Marijuana growers leave quite a mess
| Another side effect of the war on drugs: public lands are being trashed by marijuana growers. It's an ecological disaster, apparently:
Come September, marijuana growers who have labored for five months in some of California's most remote country will abandon their secret gardens, taking their multimillion-dollar crops.
What will they leave behind? Irrigation tubes that snake for a mile or more over forested ridges. Pesticides that have drained into creeks and entered the food chain, sickening wildlife. Piles of trash and human waste in the most rugged and bucolic drainages.
The government hasn't got the resources to clean up these lands properly:
The trash goes first, packed out sometimes by National Guard helicopters or hotshot firefighters once fire season is over. Restoring native plants and fixing soil erosion problems are longer-term issues which, officials say, are sometimes never addressed.
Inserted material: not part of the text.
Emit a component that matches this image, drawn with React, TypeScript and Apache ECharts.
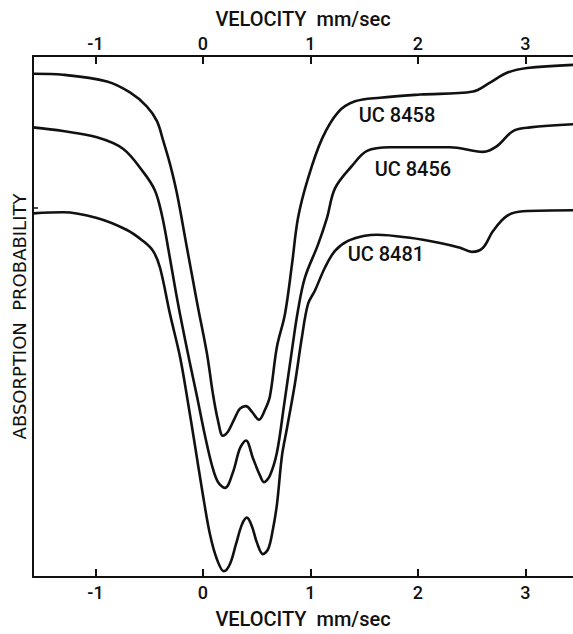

"Unfortunately, we really can't clean up all those sites like we would like to," said Ross Butler, assistant special agent in charge of the Bureau of Land Management's Sacramento office.
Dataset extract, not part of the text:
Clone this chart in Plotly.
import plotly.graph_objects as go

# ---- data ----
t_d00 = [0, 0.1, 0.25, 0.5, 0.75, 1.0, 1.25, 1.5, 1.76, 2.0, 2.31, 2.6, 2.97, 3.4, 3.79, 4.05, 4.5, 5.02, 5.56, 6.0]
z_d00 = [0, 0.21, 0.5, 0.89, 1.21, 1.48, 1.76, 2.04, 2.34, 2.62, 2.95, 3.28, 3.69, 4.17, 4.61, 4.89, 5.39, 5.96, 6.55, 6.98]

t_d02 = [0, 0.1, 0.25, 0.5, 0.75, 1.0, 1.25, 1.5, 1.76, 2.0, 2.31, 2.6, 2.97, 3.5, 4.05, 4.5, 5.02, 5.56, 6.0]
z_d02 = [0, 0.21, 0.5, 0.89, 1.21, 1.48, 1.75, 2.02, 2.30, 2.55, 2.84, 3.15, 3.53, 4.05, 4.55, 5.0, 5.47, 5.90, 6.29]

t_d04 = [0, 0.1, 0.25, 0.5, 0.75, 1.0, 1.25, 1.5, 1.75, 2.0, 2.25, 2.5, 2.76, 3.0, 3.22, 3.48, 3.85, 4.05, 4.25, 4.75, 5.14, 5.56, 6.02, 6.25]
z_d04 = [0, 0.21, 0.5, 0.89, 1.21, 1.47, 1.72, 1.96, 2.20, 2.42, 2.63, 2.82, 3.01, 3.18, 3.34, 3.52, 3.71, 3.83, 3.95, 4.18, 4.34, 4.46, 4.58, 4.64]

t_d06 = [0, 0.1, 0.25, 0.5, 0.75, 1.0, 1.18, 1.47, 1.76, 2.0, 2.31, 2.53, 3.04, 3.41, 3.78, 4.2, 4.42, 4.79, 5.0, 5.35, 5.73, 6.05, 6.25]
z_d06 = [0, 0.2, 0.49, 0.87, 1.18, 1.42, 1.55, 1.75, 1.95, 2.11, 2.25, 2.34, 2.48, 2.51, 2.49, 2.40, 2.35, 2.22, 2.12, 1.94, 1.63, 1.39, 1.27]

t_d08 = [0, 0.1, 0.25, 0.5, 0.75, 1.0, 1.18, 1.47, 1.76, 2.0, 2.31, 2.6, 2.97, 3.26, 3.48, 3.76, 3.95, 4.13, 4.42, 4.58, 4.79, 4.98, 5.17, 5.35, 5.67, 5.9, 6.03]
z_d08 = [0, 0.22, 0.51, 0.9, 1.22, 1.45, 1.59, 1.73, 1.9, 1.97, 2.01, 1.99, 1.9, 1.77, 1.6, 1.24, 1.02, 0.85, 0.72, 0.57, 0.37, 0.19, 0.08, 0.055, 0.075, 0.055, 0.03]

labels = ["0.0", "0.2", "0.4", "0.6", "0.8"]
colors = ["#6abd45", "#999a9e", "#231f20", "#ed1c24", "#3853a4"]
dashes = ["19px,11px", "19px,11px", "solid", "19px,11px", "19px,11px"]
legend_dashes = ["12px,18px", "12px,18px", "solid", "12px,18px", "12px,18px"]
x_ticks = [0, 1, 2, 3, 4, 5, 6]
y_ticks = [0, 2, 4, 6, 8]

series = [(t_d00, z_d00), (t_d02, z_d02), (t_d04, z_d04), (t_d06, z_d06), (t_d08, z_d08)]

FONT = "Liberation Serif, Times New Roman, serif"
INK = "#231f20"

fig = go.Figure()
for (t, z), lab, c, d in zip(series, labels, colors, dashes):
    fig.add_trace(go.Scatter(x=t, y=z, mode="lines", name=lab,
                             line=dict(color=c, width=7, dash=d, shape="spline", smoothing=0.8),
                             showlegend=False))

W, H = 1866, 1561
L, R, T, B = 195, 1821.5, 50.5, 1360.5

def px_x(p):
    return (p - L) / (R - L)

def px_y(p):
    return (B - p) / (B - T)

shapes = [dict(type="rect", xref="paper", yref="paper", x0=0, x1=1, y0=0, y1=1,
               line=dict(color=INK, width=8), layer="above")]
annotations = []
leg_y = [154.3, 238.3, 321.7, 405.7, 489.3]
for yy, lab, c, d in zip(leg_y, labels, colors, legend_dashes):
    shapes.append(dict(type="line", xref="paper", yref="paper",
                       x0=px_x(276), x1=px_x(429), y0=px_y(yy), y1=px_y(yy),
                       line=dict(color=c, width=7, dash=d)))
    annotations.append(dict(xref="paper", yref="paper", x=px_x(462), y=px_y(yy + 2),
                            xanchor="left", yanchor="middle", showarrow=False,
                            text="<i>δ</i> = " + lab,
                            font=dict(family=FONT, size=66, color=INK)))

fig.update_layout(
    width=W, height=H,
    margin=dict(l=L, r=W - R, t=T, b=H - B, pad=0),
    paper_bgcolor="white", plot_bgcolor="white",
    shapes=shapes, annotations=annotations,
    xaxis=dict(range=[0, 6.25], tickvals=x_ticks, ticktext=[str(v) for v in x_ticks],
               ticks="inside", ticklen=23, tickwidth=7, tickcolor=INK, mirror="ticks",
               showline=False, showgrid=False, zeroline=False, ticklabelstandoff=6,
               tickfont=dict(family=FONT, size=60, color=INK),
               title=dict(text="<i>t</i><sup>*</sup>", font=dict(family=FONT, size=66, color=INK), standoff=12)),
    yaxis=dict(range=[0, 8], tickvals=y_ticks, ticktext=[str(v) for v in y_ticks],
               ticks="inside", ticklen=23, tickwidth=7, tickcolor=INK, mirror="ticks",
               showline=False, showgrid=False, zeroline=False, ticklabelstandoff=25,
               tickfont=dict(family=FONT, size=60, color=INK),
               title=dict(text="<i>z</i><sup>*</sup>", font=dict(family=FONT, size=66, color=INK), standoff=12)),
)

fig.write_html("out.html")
"We go in, we get the weed," Butler said. "Everything else just kind of ends up staying behind."
So if you're keeping score at home, the war on drugs has managed to incarcerate zillions at a cost of zillions while failing to meaningfully halt any amount of supply or demand, and the unregulated black market is taking advantage of public land to continue getting the population high, after which the government can only barely find resources to take out the trash. Gotcha - it makes perfect sense!